→ **Stored items from a collection**
— Begin —

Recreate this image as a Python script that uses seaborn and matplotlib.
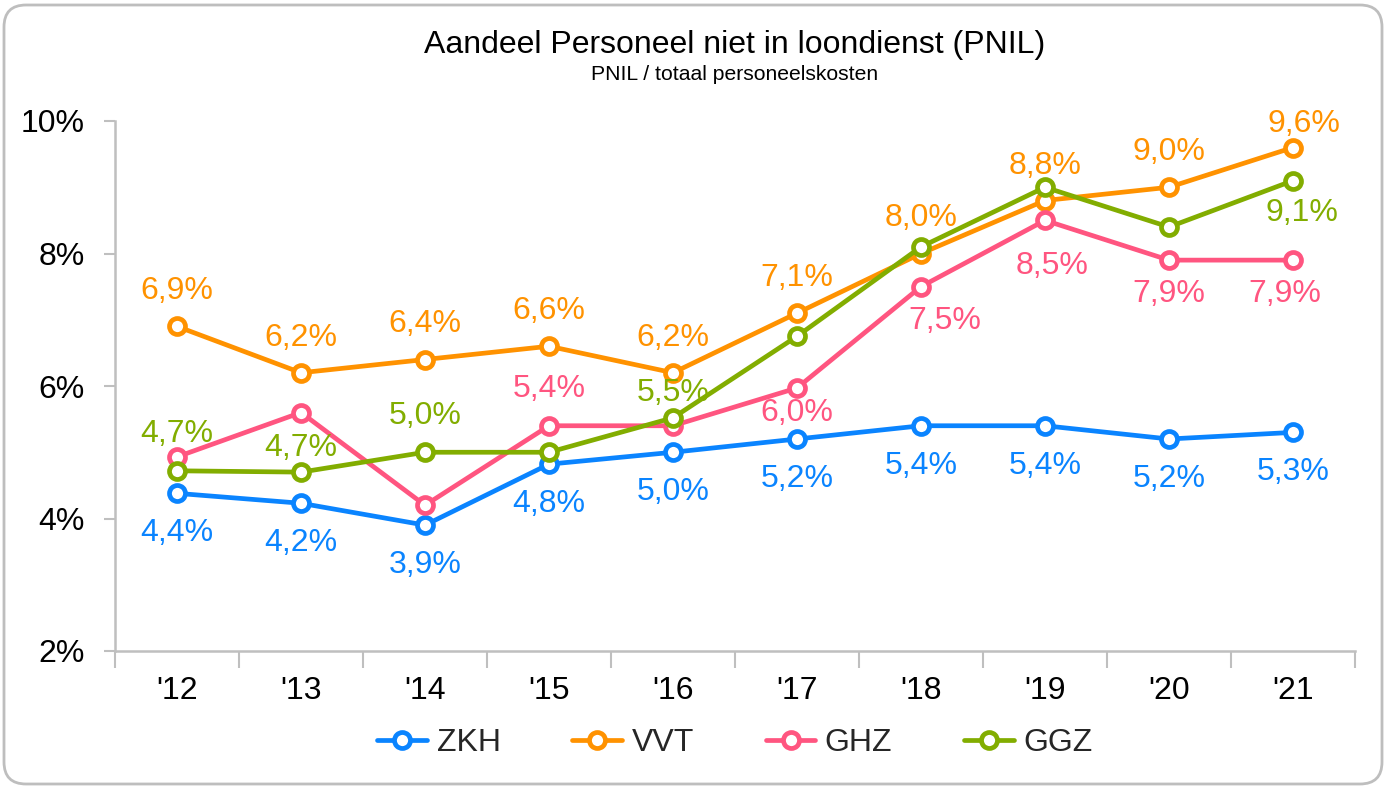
import numpy as np
import pandas as pd
import matplotlib
matplotlib.use("Agg")
import matplotlib.pyplot as plt
from matplotlib.patches import FancyBboxPatch
from matplotlib.ticker import FuncFormatter, FixedLocator
from matplotlib.lines import Line2D
import seaborn as sns

# ---------------- data ----------------
years = ["'12", "'13", "'14", "'15", "'16", "'17", "'18", "'19", "'20", "'21"]
series_names = ["ZKH", "VVT", "GHZ", "GGZ"]
zkh = [4.38, 4.23, 3.9, 4.82, 5.0, 5.2, 5.4, 5.4, 5.2, 5.3]
vvt = [6.9, 6.2, 6.4, 6.6, 6.2, 7.1, 8.0, 8.8, 9.0, 9.6]
ghz = [4.93, 5.6, 4.2, 5.4, 5.4, 5.97, 7.5, 8.5, 7.9, 7.9]
ggz = [4.72, 4.7, 5.0, 5.0, 5.52, 6.75, 8.1, 9.0, 8.4, 9.1]
y_ticks = [2, 4, 6, 8, 10]

values = {"ZKH": zkh, "VVT": vvt, "GHZ": ghz, "GGZ": ggz}

# ---------------- styling ----------------
colors = {"ZKH": "#0A84FF", "VVT": "#FF9200", "GHZ": "#FF5580", "GGZ": "#82AD00"}
# label offsets in pixels (dx, dy downward); None = no label
label_offsets = {
    "ZKH": [(0, 40)] * 10,
    "VVT": [(0, -35)] * 9 + [(11, -24)],
    "GHZ": [None, None, None, (0, -37), None, (0, 25), (24, 34), (7, 46), (0, 34), (-8, 34)],
    "GGZ": [(0, -37), (0, -24), (0, -36), None, (0, -25), None, None, None, None, (9, 32)],
}
FS = 23

sns.set_theme(style="white")
plt.rcParams["font.family"] = ["Liberation Sans", "DejaVu Sans"]

W, H = 1386, 787
fig = plt.figure(figsize=(W / 100, H / 100), dpi=100)
fig.patch.set_facecolor("white")
ax = fig.add_axes([115 / W, 1 - 651 / H, 1240 / W, 530 / H])

x = np.arange(len(years))
rows = []
for name in series_names:
    for i, yr in enumerate(years):
        rows.append({"x": x[i], "year": yr, "value": values[name][i], "series": name})
df = pd.DataFrame(rows)

LW = 3.4
for name in series_names:
    sub = df[df["series"] == name]
    sns.lineplot(data=sub, x="x", y="value", ax=ax, color=colors[name], lw=LW,
                 marker="o", ms=11.5, markerfacecolor="white",
                 markeredgecolor=colors[name], markeredgewidth=LW,
                 legend=False, clip_on=False)
    for i, v in enumerate(values[name]):
        off = label_offsets[name][i]
        if off is None:
            continue
        lab = f"{v:.1f}".replace(".", ",") + "%"
        ax.annotate(lab, (x[i], v), xytext=(off[0], -off[1]), textcoords="offset pixels",
                    ha="center", va="center", fontsize=FS, color=colors[name],
                    annotation_clip=False)

ax.set_xlim(-0.5, len(years) - 0.5)
ax.set_ylim(2, 10)
ax.set_xlabel("")
ax.set_ylabel("")

ax.xaxis.set_major_locator(FixedLocator(x))
ax.set_xticklabels(years)
ax.xaxis.set_minor_locator(FixedLocator(np.arange(-0.5, len(years), 1.0)))
ax.tick_params(axis="x", which="major", length=0, pad=18, labelsize=FS, labelcolor="black")
ax.tick_params(axis="x", which="minor", length=12, width=1.5, color="#BFBFBF", direction="out", bottom=True)

ax.yaxis.set_major_locator(FixedLocator(y_ticks))
ax.yaxis.set_major_formatter(FuncFormatter(lambda v, p: f"{v:.0f}%"))
ax.tick_params(axis="y", which="major", length=8, width=1.5, color="#BFBFBF", direction="out",
               left=True, pad=14, labelsize=FS, labelcolor="black")

for s in ["top", "right"]:
    ax.spines[s].set_visible(False)
for s in ["left", "bottom"]:
    ax.spines[s].set_color("#BFBFBF")
    ax.spines[s].set_linewidth(1.8)
ax.grid(False)

# title & subtitle
cx = (115 + 1355) / 2 / W
fig.text(cx, 1 - 45 / H, "Aandeel Personeel niet in loondienst (PNIL)", ha="center", va="center",
         fontsize=FS, color="black")
fig.text(cx, 1 - 75 / H, "PNIL / totaal personeelskosten", ha="center", va="center",
         fontsize=15.2, color="black")

# legend
handles = [Line2D([0], [0], color=colors[n], lw=LW, marker="o", ms=11.5, markerfacecolor="white",
                  markeredgecolor=colors[n], markeredgewidth=LW) for n in series_names]
fig.legend(handles, series_names, loc="center", bbox_to_anchor=(cx, 1 - 743 / H), ncol=4,
           frameon=False, fontsize=FS, handlelength=1.55, handletextpad=0.3,
           columnspacing=2.25)

# rounded border
border = FancyBboxPatch((4, 3), W - 8, H - 8, boxstyle="round,pad=0,rounding_size=22",
                        transform=None, facecolor="none", edgecolor="#BEBEBE", lw=2)
fig.patches.append(border)

fig.savefig("out.png", dpi=100, facecolor="white")
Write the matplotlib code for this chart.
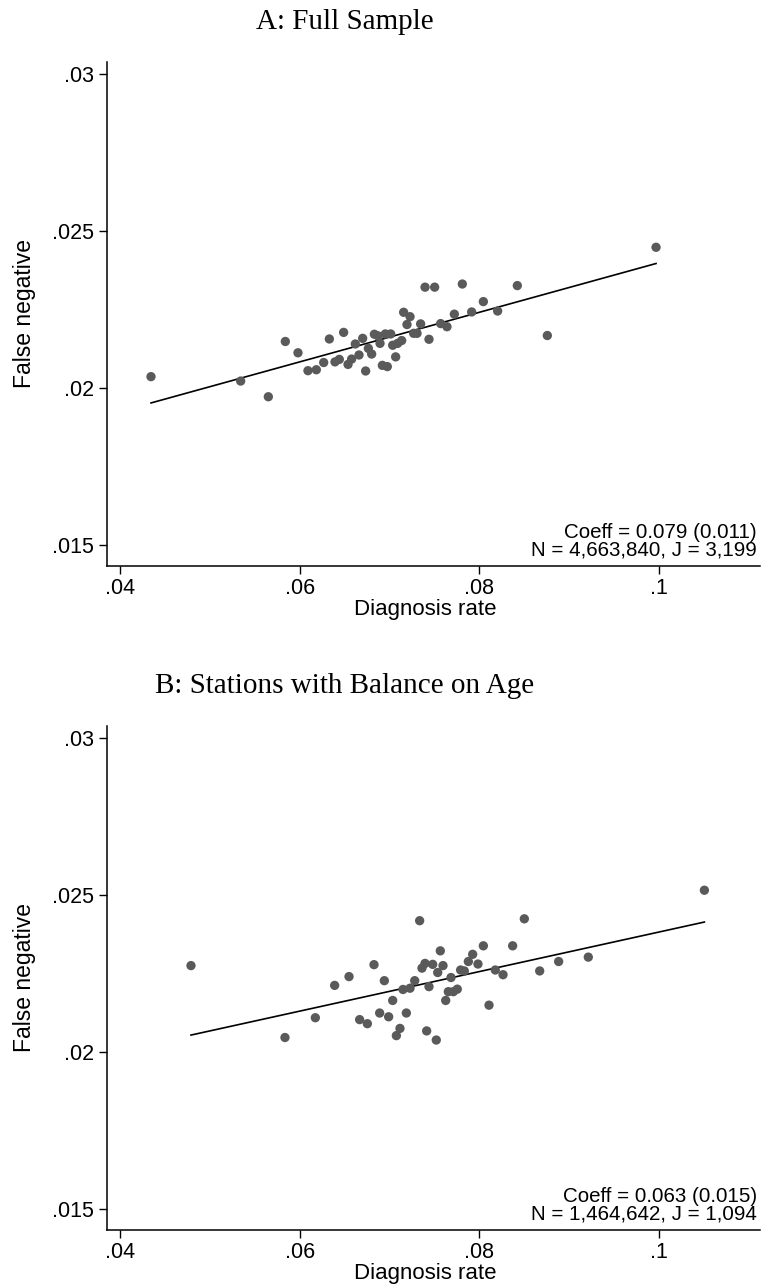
import numpy as np
import matplotlib.pyplot as plt

###########--binned scatter data--###################

# Panel A: full sample
diag_a = [0.04345, 0.05343, 0.05651, 0.05840, 0.05981, 0.06092, 0.06185, 0.06267,
          0.06330, 0.06393, 0.06441, 0.06489, 0.06538, 0.06578, 0.06619, 0.06660,
          0.06701, 0.06734, 0.06764, 0.06801, 0.06831, 0.06871, 0.06894, 0.06920,
          0.06953, 0.06975, 0.07013, 0.07035, 0.07068, 0.07090, 0.07135, 0.07157,
          0.07194, 0.07228, 0.07268, 0.07306, 0.07346, 0.07395, 0.07439, 0.07502,
          0.07569, 0.07639, 0.07721, 0.07810, 0.07914, 0.08044, 0.08203, 0.08422,
          0.08756, 0.09966]
fneg_a = [0.02035, 0.02021, 0.01971, 0.02147, 0.02111, 0.02054, 0.02057, 0.02080,
          0.02155, 0.02082, 0.02090, 0.02176, 0.02074, 0.02091, 0.02139, 0.02104,
          0.02157, 0.02053, 0.02125, 0.02107, 0.02170, 0.02165, 0.02141, 0.02071,
          0.02171, 0.02067, 0.02171, 0.02135, 0.02098, 0.02141, 0.02150, 0.02240,
          0.02201, 0.02226, 0.02173, 0.02173, 0.02203, 0.02320, 0.02154, 0.02320,
          0.02204, 0.02194, 0.02234, 0.02330, 0.02241, 0.02274, 0.02244, 0.02325,
          0.02166, 0.02447]

# Panel B: stations with balance on age
diag_b = [0.04790, 0.05836, 0.06174, 0.06389, 0.06549, 0.06667, 0.06753, 0.06827,
          0.06890, 0.06942, 0.06990, 0.07035, 0.07076, 0.07116, 0.07150, 0.07187,
          0.07228, 0.07280, 0.07335, 0.07361, 0.07395, 0.07413, 0.07439, 0.07480,
          0.07520, 0.07536, 0.07565, 0.07595, 0.07625, 0.07654, 0.07684, 0.07710,
          0.07754, 0.07791, 0.07832, 0.07877, 0.07925, 0.07984, 0.08044, 0.08107,
          0.08177, 0.08263, 0.08370, 0.08500, 0.08671, 0.08882, 0.09212, 0.10504]
fneg_b = [0.02274, 0.02045, 0.02108, 0.02211, 0.02239, 0.02102, 0.02089, 0.02277,
          0.02123, 0.02226, 0.02111, 0.02163, 0.02051, 0.02074, 0.02198, 0.02123,
          0.02202, 0.02226, 0.02417, 0.02266, 0.02281, 0.02066, 0.02207, 0.02278,
          0.02037, 0.02252, 0.02321, 0.02274, 0.02163, 0.02191, 0.02236, 0.02191,
          0.02199, 0.02260, 0.02257, 0.02287, 0.02310, 0.02279, 0.02337, 0.02148,
          0.02260, 0.02245, 0.02337, 0.02423, 0.02257, 0.02287, 0.02301, 0.02514]

titles = ["A: Full Sample", "B: Stations with Balance on Age"]
coeffs = [0.079, 0.063]
ses = [0.011, 0.015]
intercepts = [0.01608, 0.01751]
notes = ["N = 4,663,840, J = 3,199", "N = 1,464,642, J = 1,094"]

xticks = [0.04, 0.06, 0.08, 0.1]
xtick_labels = [".04", ".06", ".08", ".1"]
yticks = [0.015, 0.02, 0.025, 0.03]
ytick_labels = [".015", ".02", ".025", ".03"]

W, H = 761, 1287
DOT = "#5a5a5a"


def binscatter_panel(fig, bottom_px, x, y, b, a, se, note):
    """
    one binned scatter with its linear fit, bottom_px measured from the top
    """
    top_px = bottom_px - 504.3
    ax = fig.add_axes([106.7 / W, 1 - bottom_px / H, (760 - 106.7) / W, (bottom_px - top_px) / H])

    ax.scatter(x, y, s=45, color=DOT, edgecolors="none", zorder=3)

    xs = np.array([min(x), max(x)])
    ax.plot(xs, a + b * xs, "k-", lw=1.2, zorder=2)

    ax.set_xlim(0.03852, 0.11123)
    ax.set_ylim(0.01432, 0.03038)
    ax.set_xticks(xticks)
    ax.set_xticklabels(xtick_labels)
    ax.set_yticks(yticks)
    ax.set_yticklabels(ytick_labels)

    for s in ["top", "right"]:
        ax.spines[s].set_visible(False)
    for s in ["left", "bottom"]:
        ax.spines[s].set_linewidth(1.1)
    ax.tick_params(direction="out", length=6, width=1.0, labelsize=15.5, pad=3)

    ax.set_xlabel("Diagnosis rate", fontsize=16)
    ax.xaxis.set_label_coords(0.487, -0.066)
    ax.set_ylabel("False negative", fontsize=16.5, labelpad=12)

    ax.text(0.9954, 0.012, "Coeff = %.3f (%.3f)\n%s" % (b, se, note),
            transform=ax.transAxes, ha="right", va="bottom",
            fontsize=14.8, linespacing=0.95)
    return ax


plt.rcParams["font.family"] = ["Liberation Sans", "DejaVu Sans"]

fig = plt.figure(figsize=(W / 100, H / 100), dpi=100)

panels = [(diag_a, fneg_a), (diag_b, fneg_b)]
for i, (x, y) in enumerate(panels):
    bottom = 566 + 664 * i
    binscatter_panel(fig, bottom, x, y, coeffs[i], intercepts[i], ses[i], notes[i])
    fig.text(345 / W, 1 - (22 + 664 * i) / H, titles[i],
             ha="center", va="center", fontsize=21, family="Liberation Serif")

fig.savefig("out.png", dpi=100)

— End —

→ **Task prompt**
Restate word for word the lines that begin at the one with "Write the matplotlib code for this chart." and end at the one with "0.02166, 0.02447]", including both, and leave every picture aside.

→ **Written response**
Write the matplotlib code for this chart.
import numpy as np
import matplotlib.pyplot as plt

###########--binned scatter data--###################

# Panel A: full sample
diag_a = [0.04345, 0.05343, 0.05651, 0.05840, 0.05981, 0.06092, 0.06185, 0.06267,
          0.06330, 0.06393, 0.06441, 0.06489, 0.06538, 0.06578, 0.06619, 0.06660,
          0.06701, 0.06734, 0.06764, 0.06801, 0.06831, 0.06871, 0.06894, 0.06920,
          0.06953, 0.06975, 0.07013, 0.07035, 0.07068, 0.07090, 0.07135, 0.07157,
          0.07194, 0.07228, 0.07268, 0.07306, 0.07346, 0.07395, 0.07439, 0.07502,
          0.07569, 0.07639, 0.07721, 0.07810, 0.07914, 0.08044, 0.08203, 0.08422,
          0.08756, 0.09966]
fneg_a = [0.02035, 0.02021, 0.01971, 0.02147, 0.02111, 0.02054, 0.02057, 0.02080,
          0.02155, 0.02082, 0.02090, 0.02176, 0.02074, 0.02091, 0.02139, 0.02104,
          0.02157, 0.02053, 0.02125, 0.02107, 0.02170, 0.02165, 0.02141, 0.02071,
          0.02171, 0.02067, 0.02171, 0.02135, 0.02098, 0.02141, 0.02150, 0.02240,
          0.02201, 0.02226, 0.02173, 0.02173, 0.02203, 0.02320, 0.02154, 0.02320,
          0.02204, 0.02194, 0.02234, 0.02330, 0.02241, 0.02274, 0.02244, 0.02325,
          0.02166, 0.02447]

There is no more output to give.